Measured Impact: KPIs and Second-Order Effects
After the 90-day parallel period, the data was conclusive. We analyzed 25 separate motions for summary judgment and motions to dismiss. The metrics provided the business case to expand the platform license to the entire litigation group.
KPI 1: Research Time Reduction
The most immediate impact was on billable hours. The average research and memo-drafting time per motion dropped from 16 hours to 7 hours. That’s a 56% reduction. The iterative loops of re-researching were almost entirely eliminated because the initial output from the AI was far more comprehensive. The partners were getting better raw material to work with from the start.

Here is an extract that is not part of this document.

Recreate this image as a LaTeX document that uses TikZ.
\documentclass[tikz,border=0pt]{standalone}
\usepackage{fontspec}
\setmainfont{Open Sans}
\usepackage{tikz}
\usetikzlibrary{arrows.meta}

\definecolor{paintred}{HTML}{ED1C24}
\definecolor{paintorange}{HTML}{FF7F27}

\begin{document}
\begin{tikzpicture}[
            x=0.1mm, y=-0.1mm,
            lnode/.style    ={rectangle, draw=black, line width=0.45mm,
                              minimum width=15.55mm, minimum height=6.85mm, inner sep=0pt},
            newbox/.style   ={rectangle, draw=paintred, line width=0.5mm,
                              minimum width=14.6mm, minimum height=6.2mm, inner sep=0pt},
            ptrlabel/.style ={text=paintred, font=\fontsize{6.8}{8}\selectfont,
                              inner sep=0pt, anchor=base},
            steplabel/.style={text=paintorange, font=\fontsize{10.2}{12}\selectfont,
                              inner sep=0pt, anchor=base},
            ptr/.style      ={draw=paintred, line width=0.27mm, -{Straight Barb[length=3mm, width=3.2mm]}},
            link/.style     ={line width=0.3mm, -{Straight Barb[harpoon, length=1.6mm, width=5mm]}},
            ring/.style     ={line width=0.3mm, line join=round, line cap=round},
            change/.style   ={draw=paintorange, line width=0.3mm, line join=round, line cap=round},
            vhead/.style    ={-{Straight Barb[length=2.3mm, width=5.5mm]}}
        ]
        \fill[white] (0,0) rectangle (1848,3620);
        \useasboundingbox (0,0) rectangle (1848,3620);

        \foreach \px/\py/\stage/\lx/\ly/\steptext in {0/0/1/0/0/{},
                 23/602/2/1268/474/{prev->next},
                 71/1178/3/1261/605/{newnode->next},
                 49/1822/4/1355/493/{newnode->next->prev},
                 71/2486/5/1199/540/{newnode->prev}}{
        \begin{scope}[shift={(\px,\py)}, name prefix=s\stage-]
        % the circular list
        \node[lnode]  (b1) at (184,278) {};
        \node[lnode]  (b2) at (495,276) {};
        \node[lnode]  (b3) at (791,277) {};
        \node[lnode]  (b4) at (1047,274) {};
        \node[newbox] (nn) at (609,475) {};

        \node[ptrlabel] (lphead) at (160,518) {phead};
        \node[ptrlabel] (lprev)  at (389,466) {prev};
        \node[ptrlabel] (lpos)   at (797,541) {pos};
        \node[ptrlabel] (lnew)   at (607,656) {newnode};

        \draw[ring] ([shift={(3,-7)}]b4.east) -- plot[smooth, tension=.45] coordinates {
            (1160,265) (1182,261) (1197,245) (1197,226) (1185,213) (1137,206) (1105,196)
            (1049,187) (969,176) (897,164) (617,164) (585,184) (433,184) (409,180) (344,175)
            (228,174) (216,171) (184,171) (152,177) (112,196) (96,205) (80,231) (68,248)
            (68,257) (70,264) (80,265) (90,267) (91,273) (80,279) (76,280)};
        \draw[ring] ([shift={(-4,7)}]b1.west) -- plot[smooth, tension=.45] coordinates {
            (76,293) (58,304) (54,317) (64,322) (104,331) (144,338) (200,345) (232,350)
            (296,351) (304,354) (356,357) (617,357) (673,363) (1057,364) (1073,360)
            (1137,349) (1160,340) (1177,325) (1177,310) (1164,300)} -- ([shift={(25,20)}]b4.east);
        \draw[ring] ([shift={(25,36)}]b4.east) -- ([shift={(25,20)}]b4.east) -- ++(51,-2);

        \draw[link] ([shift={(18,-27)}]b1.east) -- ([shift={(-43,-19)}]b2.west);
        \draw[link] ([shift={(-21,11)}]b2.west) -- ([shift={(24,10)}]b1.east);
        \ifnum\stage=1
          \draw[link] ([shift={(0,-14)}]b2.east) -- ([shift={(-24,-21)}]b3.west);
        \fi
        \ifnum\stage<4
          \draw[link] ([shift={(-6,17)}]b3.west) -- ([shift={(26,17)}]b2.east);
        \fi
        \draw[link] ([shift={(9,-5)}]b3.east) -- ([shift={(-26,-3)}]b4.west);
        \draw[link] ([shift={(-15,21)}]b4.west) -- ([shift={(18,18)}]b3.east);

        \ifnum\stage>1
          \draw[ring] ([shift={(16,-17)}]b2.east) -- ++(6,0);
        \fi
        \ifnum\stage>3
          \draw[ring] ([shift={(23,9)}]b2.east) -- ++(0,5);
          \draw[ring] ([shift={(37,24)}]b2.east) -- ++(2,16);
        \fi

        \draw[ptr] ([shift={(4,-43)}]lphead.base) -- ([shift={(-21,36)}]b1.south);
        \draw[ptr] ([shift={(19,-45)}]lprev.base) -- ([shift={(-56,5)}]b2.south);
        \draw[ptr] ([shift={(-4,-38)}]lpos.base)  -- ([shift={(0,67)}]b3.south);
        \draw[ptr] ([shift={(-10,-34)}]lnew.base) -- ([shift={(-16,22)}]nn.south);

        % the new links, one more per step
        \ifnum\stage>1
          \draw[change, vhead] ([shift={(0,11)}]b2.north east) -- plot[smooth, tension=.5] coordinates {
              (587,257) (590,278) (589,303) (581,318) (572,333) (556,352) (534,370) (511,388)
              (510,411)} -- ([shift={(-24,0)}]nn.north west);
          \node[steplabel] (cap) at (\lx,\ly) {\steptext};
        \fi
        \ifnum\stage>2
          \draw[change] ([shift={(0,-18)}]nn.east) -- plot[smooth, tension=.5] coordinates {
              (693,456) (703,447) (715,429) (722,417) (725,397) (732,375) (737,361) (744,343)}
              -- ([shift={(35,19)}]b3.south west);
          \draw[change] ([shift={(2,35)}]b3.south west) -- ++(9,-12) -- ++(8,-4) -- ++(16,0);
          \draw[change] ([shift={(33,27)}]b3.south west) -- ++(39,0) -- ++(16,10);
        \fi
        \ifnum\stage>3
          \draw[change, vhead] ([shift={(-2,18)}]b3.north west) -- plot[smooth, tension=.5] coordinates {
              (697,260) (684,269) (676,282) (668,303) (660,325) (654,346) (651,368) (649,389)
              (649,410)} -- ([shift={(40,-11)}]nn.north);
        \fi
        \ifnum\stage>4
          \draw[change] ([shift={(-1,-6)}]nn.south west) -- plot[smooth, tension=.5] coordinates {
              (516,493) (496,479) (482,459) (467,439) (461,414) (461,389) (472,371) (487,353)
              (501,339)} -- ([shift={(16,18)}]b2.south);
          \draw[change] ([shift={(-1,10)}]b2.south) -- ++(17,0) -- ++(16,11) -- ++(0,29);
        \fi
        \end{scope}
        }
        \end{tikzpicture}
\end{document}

This wasn’t just about speed. It was about cognitive load. The associates were freed from the mechanical task of crafting boolean strings and could apply their effort to analyzing the retrieved cases and structuring arguments. They shifted from data miners to legal analysts.
KPI 2: Improved Research Quality
This was the critical metric. In 8 of the 25 motions, the AI-assisted associate found a dispositive or highly persuasive case that the manually-researching associate missed completely. In one specific instance, the platform identified a recent, non-binding opinion from a neighboring district court with an almost identical fact pattern. The partner used the reasoning from that opinion to frame a novel argument that led opposing counsel to settle favorably before the motion was even decided.

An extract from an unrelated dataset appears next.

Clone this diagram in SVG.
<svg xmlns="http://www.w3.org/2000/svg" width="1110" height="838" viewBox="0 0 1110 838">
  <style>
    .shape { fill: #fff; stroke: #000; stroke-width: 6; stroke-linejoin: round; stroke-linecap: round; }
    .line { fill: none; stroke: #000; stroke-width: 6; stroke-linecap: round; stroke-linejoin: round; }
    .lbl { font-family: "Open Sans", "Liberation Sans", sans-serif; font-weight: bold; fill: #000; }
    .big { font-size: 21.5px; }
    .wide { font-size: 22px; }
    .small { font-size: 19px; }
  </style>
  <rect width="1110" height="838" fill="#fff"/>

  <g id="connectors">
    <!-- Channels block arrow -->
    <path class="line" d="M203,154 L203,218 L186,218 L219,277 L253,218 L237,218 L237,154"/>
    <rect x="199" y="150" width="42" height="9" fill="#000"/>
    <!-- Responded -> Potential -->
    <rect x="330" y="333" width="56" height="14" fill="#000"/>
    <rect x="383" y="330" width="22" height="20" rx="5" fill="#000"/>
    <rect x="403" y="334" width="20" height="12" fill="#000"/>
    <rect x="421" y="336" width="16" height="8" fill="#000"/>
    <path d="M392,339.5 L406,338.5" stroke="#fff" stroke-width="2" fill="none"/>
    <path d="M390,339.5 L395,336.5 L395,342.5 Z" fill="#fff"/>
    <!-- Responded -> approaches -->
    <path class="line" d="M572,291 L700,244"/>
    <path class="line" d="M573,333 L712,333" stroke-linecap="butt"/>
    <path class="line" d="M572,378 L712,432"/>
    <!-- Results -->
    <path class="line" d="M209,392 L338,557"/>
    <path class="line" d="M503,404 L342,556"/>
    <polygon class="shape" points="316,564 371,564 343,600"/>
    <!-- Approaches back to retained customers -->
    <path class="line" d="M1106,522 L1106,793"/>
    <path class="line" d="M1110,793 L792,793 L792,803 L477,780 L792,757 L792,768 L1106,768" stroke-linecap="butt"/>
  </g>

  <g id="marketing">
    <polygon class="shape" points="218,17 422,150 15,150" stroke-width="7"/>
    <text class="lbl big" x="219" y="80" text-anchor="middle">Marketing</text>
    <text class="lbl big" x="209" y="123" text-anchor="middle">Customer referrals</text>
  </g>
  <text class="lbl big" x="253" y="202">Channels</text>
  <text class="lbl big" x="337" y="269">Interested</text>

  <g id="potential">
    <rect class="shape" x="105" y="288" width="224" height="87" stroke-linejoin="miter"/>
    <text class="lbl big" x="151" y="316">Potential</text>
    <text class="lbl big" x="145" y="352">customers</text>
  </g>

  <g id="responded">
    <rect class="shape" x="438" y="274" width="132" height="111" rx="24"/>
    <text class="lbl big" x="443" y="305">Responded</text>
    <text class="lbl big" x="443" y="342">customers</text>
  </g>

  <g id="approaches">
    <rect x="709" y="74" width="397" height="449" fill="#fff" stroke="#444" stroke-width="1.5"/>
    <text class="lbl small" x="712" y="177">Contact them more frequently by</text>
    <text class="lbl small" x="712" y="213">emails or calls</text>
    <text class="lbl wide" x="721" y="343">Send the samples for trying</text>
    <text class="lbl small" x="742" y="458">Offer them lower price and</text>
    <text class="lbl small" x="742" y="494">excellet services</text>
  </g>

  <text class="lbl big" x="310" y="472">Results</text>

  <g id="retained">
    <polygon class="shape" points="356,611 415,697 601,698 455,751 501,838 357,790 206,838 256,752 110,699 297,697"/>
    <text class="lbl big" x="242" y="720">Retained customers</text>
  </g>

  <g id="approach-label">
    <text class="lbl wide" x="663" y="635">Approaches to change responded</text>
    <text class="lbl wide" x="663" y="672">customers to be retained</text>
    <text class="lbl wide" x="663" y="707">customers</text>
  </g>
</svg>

That single case justified the platform’s annual subscription cost. The value wasn’t in finding more cases. It was in finding the *right* cases, the ones that exist just outside the reach of a keyword-based query.
The process felt like using a metal detector versus just digging for treasure with a shovel. Both might find something, but one is systematically scanning the entire field for signals you can’t see on the surface.

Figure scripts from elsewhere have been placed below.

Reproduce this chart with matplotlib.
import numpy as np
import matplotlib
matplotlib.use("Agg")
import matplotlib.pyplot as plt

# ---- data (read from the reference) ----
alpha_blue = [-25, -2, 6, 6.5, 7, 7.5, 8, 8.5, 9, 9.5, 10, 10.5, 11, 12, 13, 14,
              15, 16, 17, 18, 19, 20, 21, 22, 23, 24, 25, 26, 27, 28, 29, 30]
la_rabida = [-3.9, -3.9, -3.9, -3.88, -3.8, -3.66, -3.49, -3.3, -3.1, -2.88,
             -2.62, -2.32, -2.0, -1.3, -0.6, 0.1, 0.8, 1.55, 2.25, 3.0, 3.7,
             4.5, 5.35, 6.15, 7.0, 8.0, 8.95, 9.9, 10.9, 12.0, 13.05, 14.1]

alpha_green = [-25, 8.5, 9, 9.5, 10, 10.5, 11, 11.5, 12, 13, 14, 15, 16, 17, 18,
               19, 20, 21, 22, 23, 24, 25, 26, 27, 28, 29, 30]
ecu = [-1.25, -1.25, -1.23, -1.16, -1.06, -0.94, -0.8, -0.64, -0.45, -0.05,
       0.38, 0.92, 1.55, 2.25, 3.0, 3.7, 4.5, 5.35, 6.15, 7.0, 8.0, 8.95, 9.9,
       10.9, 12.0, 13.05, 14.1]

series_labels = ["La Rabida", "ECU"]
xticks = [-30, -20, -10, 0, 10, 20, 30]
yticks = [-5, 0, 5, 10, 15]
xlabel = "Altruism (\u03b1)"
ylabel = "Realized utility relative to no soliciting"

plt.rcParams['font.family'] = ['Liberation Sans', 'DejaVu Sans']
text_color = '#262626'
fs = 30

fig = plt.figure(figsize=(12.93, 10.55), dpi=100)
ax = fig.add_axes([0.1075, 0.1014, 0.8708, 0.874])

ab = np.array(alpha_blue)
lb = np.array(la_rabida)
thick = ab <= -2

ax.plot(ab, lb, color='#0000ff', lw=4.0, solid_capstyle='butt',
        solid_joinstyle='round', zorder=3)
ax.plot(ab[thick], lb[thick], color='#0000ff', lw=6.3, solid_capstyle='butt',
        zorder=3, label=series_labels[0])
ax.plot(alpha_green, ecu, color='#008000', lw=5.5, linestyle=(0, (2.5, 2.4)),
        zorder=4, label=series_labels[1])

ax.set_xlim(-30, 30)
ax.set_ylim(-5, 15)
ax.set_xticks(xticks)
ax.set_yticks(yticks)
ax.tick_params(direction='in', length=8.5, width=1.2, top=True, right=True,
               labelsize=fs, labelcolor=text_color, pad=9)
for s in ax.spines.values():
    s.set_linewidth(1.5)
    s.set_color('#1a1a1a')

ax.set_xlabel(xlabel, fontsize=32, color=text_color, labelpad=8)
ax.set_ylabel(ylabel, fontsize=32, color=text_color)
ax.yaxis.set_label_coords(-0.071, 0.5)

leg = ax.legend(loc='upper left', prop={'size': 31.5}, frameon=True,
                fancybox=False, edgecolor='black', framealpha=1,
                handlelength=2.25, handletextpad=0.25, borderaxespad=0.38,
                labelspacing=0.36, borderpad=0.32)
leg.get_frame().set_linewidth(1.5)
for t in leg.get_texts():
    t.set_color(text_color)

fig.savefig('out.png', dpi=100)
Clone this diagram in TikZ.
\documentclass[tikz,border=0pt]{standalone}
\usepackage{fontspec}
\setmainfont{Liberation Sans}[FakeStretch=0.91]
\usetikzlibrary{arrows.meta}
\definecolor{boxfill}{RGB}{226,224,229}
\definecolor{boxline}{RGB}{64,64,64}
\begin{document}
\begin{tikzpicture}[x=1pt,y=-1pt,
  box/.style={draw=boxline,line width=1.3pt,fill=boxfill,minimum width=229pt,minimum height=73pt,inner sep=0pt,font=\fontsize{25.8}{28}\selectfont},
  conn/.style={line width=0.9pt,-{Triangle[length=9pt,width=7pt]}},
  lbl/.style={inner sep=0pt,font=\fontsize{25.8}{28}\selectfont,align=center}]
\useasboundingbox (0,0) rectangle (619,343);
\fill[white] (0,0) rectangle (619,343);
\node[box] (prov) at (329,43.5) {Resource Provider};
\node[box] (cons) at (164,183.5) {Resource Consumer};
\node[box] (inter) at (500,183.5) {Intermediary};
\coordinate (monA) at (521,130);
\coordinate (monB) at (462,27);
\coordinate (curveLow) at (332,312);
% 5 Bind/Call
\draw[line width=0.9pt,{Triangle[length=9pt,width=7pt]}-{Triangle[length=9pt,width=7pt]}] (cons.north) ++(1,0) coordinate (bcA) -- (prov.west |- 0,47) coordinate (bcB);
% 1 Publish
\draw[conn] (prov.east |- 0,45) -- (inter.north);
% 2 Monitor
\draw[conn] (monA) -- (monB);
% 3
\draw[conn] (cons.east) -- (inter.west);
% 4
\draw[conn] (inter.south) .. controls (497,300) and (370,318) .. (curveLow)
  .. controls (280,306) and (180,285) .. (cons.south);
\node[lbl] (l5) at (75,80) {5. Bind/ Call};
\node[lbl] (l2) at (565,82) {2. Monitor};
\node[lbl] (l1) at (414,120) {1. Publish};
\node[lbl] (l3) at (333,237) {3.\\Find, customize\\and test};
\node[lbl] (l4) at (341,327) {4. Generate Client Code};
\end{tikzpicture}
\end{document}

KPI 3: Tangible Return on Investment
The platform subscription was a significant five-figure annual expense, a wallet-drainer for a firm this size. The ROI calculation had to be airtight. We calculated the value of the recovered billable hours (9 hours saved per motion x 25 motions x average associate rate). We then added a risk-adjusted value for the 8 instances where “game-changing” cases were found. The first-year ROI was calculated at over 350%.
This figure doesn’t even account for the second-order effects. The firm can now handle more matters with the same headcount. Motion quality is higher, potentially leading to better case outcomes. Junior associate morale improved because their work became more substantive. These are soft benefits, but they have a real impact on retention and firm reputation.

The Lingering Caveats
This technology is not a replacement for legal expertise. It’s a tool that amplifies it. An inexperienced associate using the platform can quickly get lost in a sea of conceptually related but legally distinct cases. The system is only as good as the legal mind guiding the initial query and interpreting the final output. It provides a better map, but it doesn’t tell you where to go.
There is also a risk of over-reliance. The user interface is designed to project confidence, with relevance scores and color-coded summaries. It’s easy to accept the top-ranked case as the best answer without performing the necessary due diligence. We had to institute a firm policy requiring attorneys to read the full text of any case cited, regardless of how compelling the AI-generated summary was.
The tool is a powerful research accelerator. It is not an outsourced legal brain.